§ **Work to complete**: In the listing that follows, count each line containing the string "this" and report only the count.

§ **Given information**:
»»
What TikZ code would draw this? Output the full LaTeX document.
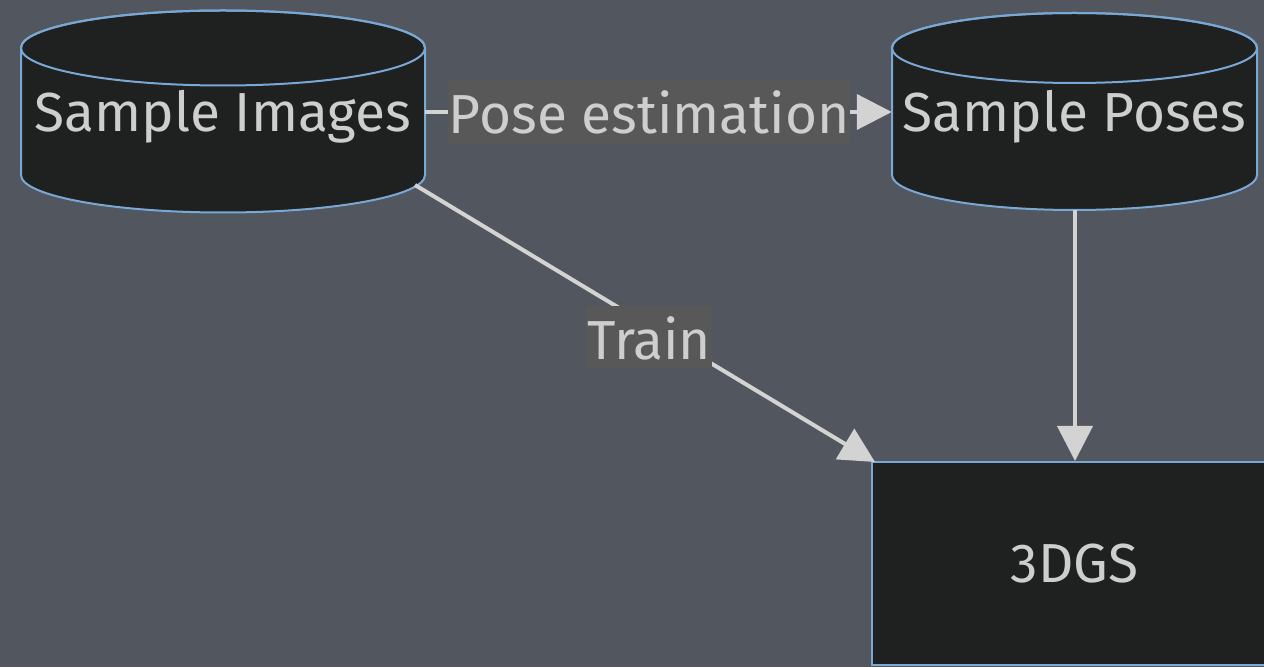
««
»»
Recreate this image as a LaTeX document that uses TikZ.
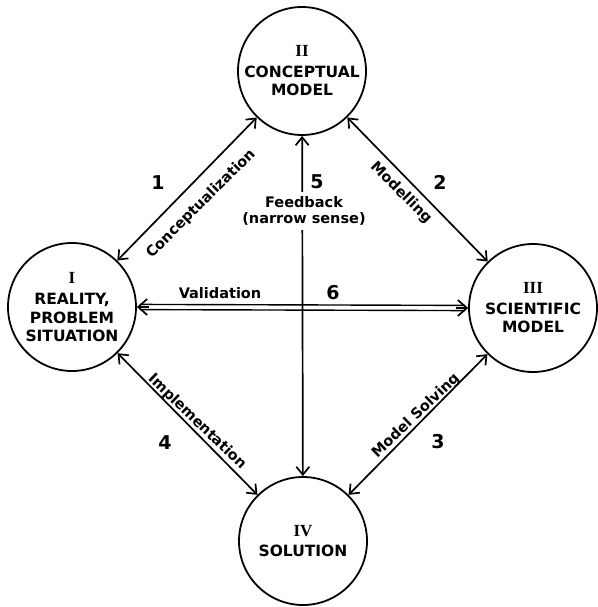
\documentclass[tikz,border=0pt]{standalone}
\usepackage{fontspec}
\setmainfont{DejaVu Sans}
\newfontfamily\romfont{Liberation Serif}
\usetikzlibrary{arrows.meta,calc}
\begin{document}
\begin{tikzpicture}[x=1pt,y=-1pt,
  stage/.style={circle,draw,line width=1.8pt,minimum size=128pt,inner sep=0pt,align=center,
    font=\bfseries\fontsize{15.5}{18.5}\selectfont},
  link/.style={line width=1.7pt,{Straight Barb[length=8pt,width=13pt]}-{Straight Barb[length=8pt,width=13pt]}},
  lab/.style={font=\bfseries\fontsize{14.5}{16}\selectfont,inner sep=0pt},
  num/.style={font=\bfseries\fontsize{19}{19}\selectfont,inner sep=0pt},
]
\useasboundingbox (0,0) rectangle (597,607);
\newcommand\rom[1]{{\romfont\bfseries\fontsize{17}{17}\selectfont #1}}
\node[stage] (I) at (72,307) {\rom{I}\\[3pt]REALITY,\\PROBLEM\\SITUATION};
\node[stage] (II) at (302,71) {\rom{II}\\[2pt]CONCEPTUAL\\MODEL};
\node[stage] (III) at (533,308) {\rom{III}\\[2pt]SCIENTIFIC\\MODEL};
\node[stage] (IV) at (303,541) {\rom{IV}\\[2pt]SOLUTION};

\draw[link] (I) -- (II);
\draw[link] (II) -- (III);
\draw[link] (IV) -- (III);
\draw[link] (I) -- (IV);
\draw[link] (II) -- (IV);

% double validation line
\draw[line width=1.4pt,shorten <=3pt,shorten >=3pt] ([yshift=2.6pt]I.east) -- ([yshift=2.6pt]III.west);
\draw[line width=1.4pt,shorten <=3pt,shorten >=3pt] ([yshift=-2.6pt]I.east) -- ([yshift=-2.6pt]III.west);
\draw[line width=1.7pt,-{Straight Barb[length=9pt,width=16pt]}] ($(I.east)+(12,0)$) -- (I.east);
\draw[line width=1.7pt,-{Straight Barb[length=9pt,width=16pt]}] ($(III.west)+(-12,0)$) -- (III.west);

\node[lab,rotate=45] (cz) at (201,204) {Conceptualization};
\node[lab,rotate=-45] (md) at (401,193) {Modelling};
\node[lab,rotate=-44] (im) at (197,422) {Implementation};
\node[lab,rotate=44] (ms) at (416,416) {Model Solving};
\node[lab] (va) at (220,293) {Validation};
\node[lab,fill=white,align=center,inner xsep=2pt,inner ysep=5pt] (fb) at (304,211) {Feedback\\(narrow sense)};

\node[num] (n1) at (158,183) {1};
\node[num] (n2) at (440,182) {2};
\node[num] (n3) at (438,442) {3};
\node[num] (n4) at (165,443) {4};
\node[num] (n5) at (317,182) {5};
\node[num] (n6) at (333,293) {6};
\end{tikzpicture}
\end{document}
««
§ **Output**: 2